Detected failure types
Section titled “Detected failure types”| Failure reason | Description |
|---|---|
CrashLoopBackOff | Container keeps crashing and restarting |
ImagePullBackOff | Unable to pull container image |
ErrImagePull | Error during image pull |
CreateContainerError | Error creating container |
RunContainerError | Error running container |
OOMKilled | Container killed due to out of memory |
Pending | Pod stuck in pending state (after agent.pendingGracePeriod) |
FailedScheduling | Cannot schedule pod to any node |
FailedMount | Volume mount failure |
How AI solutions are generated
Section titled “How AI solutions are generated”- Agent detects pod failure via the Kubernetes watch API
- Agent collects context: events, logs (last 100 lines), manifest, container statuses
- Agent POSTs to backend (
/api/pods/failed) - Backend checks exclusion rules
- Backend generates a solution:
- If LLM configured → send context to the AI provider
- Otherwise → use rule-based solutions
- Backend stores in PostgreSQL
- Backend broadcasts via WebSocket to the frontend
- Frontend renders the failure card
The solution always includes:
- Diagnosis — what’s wrong
- Step-by-step fix
- Prevention tips
- Useful kubectl commands
Pod details
Section titled “Pod details”Click a failed pod to see:
- Pod metadata — node, phase, creation time
- Error details — failure reason and message
- Container statuses — state, image, restart count
- Recent events — Kubernetes events with timestamps
- AI solution — the generated guide
- Pod manifest — with lines highlighted that the AI referenced
Live logs
Section titled “Live logs”- Expand the pod row
- Click Logs
- Pick a container (if multi-container)
- Pick a tail length (50 / 100 / 500 / 1000 / 2000 lines)

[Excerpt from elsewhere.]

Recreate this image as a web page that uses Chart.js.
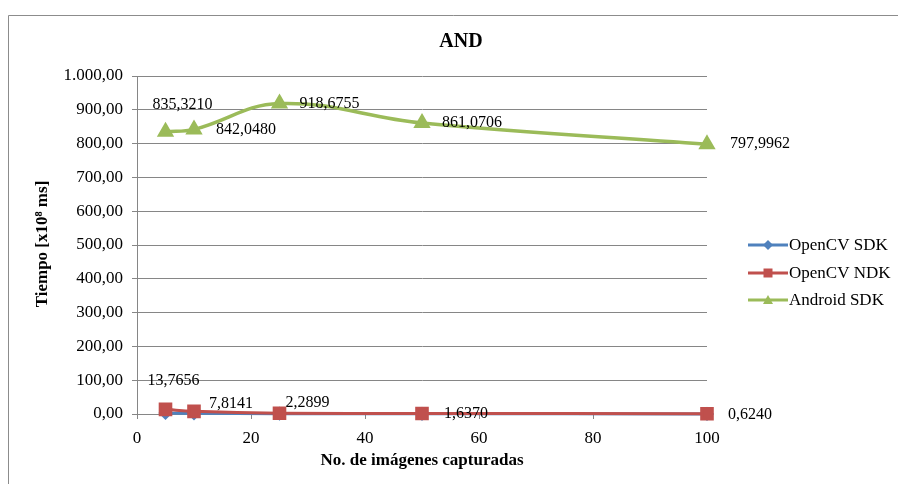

- Toggle Previous container to see logs from a crashed previous instance
You can:
- Download logs as a text file
- Refresh / scroll to bottom
- Switch container without leaving the panel
Logs stream over Server-Sent Events at /api/pods/{ns}/{name}/logs/stream.
Pod lifecycle actions
Section titled “Pod lifecycle actions”| Action | Effect |
|---|---|
| Mark as Investigating (eye icon) | Show the rest of the team that someone is on it |
| Mark as Resolved (checkmark) | Move to history |
| Ignore | Hide from active view |
| Restore | Move back from history or ignored |
| Retry AI | Regenerate the AI solution with fresh context |
| Dismiss | Drop the failure |
Configure auto-cleanup of resolved and ignored pods from Admin → Settings.
Exclusions
Section titled “Exclusions”Stop monitoring noisy namespaces or short-lived pods from Admin → Suppressions:
- Namespace exclusions — e.g.
kube-system,kube-public,kure-system - Pod patterns — wildcards:
test-*,*-job-*,debug-*
Pending grace period
Section titled “Pending grace period”Pods that enter Pending are flagged only after agent.pendingGracePeriod seconds have elapsed (default 120). This avoids paging on transient pod creation latency.
agent: pendingGracePeriod: 120 # secondsMirror pod testing
Section titled “Mirror pod testing”For any failing pod with an AI solution, you can deploy a mirror pod — a temporary copy with the AI fix applied — to verify the fix works before committing to git.